— start Exercise inputs —
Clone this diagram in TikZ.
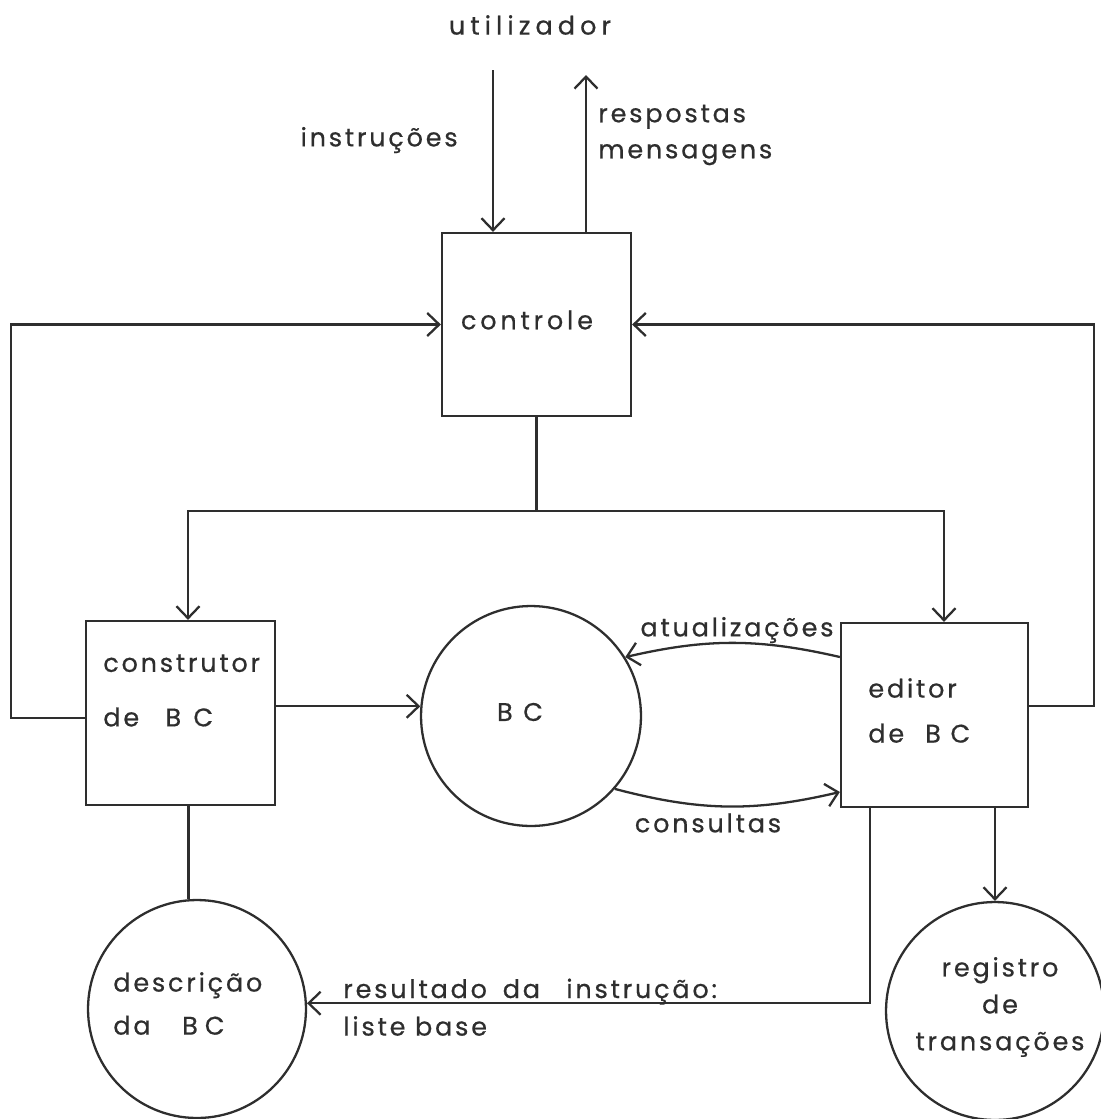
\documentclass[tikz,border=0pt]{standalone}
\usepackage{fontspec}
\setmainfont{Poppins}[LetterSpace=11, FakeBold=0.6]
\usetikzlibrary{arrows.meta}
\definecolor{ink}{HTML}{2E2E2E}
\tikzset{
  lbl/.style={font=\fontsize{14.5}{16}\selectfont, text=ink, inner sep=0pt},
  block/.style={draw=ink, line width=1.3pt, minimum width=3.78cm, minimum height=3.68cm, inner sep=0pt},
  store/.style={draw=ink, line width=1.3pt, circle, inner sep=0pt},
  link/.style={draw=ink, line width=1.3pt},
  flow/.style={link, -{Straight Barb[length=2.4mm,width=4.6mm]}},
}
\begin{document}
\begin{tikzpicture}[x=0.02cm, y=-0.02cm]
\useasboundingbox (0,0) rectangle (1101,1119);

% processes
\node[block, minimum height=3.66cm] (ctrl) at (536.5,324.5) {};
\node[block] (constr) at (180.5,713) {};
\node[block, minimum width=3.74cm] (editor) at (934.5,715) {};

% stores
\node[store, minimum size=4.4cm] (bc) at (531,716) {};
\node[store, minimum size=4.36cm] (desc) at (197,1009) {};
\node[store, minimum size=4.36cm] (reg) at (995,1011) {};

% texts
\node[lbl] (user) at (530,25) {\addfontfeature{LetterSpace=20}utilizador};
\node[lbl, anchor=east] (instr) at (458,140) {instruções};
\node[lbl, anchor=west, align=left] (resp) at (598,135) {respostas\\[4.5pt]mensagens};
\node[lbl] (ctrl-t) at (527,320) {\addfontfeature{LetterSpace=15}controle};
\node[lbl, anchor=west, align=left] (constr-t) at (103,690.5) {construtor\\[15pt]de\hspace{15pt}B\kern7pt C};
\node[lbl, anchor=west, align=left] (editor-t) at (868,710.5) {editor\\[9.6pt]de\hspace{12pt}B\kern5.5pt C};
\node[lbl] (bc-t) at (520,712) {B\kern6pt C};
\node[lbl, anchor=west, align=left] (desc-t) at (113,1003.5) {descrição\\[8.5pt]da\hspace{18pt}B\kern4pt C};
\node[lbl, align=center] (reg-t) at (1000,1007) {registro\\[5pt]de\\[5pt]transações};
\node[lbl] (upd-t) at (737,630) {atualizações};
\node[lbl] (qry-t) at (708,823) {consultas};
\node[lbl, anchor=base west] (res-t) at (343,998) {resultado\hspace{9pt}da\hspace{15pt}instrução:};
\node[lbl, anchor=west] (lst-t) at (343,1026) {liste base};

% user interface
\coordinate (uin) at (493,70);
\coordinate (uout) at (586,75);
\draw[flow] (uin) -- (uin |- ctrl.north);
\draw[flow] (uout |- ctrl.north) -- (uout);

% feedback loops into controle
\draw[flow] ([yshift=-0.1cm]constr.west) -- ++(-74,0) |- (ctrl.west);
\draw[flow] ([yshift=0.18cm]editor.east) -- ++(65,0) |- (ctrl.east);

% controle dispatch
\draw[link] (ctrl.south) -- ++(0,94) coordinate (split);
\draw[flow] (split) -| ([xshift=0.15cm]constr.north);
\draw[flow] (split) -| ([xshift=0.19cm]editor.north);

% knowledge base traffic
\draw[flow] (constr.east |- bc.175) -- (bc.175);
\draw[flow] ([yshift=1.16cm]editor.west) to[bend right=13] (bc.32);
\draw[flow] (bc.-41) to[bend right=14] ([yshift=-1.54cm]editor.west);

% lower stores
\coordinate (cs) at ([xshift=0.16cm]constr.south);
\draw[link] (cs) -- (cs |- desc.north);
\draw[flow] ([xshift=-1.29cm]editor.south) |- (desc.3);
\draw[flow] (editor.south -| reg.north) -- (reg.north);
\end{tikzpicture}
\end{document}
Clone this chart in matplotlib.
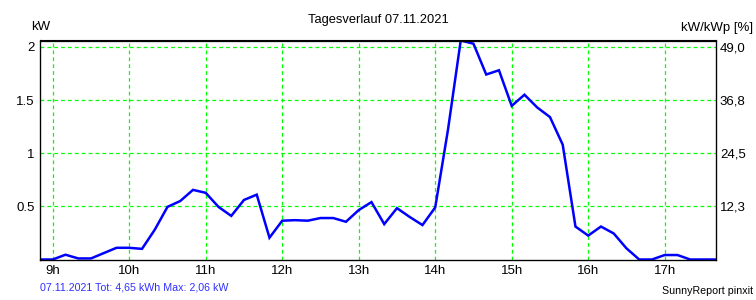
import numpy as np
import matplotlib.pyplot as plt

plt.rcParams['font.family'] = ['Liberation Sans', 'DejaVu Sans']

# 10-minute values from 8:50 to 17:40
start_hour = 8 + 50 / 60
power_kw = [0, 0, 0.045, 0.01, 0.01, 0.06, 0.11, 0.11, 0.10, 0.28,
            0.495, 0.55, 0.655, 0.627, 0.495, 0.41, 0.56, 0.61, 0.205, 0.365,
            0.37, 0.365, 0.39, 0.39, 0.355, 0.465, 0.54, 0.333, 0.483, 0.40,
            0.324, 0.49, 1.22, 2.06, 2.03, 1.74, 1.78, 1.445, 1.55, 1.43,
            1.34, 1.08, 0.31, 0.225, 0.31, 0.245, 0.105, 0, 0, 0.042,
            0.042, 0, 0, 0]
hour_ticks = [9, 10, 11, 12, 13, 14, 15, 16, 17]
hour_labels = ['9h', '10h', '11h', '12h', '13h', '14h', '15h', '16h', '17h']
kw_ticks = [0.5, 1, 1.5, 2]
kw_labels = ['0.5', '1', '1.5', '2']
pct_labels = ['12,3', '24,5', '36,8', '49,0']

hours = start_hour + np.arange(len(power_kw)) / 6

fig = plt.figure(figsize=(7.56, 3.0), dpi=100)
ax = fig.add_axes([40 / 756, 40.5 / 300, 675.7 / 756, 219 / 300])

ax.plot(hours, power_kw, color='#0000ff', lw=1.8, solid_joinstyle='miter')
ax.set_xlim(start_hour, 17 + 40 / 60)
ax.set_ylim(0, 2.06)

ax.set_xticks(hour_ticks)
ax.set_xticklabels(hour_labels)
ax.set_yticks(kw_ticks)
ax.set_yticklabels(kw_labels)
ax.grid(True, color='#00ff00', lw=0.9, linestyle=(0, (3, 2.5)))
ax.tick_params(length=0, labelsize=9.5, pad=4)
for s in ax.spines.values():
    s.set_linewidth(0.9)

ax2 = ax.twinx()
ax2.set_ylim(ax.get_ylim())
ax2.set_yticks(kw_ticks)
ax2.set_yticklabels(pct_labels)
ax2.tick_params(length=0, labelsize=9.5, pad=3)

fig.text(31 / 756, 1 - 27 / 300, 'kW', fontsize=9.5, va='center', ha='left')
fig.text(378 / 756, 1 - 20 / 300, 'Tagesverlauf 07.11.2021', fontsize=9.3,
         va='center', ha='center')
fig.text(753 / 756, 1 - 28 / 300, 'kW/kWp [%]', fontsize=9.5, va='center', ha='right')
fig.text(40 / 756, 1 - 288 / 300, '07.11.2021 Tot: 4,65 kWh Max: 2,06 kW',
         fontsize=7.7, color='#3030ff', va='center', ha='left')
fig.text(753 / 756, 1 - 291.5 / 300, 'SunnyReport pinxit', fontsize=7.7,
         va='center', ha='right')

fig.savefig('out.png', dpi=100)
— end Exercise inputs —
**Exercise requirements**
Go back to the entries above and restate word for word every line from the first through the one that contains "(0,0) rectangle (1101,1119);", leaving the pictures behind.

**Output below**
Clone this diagram in TikZ.
\documentclass[tikz,border=0pt]{standalone}
\usepackage{fontspec}
\setmainfont{Poppins}[LetterSpace=11, FakeBold=0.6]
\usetikzlibrary{arrows.meta}
\definecolor{ink}{HTML}{2E2E2E}
\tikzset{
  lbl/.style={font=\fontsize{14.5}{16}\selectfont, text=ink, inner sep=0pt},
  block/.style={draw=ink, line width=1.3pt, minimum width=3.78cm, minimum height=3.68cm, inner sep=0pt},
  store/.style={draw=ink, line width=1.3pt, circle, inner sep=0pt},
  link/.style={draw=ink, line width=1.3pt},
  flow/.style={link, -{Straight Barb[length=2.4mm,width=4.6mm]}},
}
\begin{document}
\begin{tikzpicture}[x=0.02cm, y=-0.02cm]
\useasboundingbox (0,0) rectangle (1101,1119);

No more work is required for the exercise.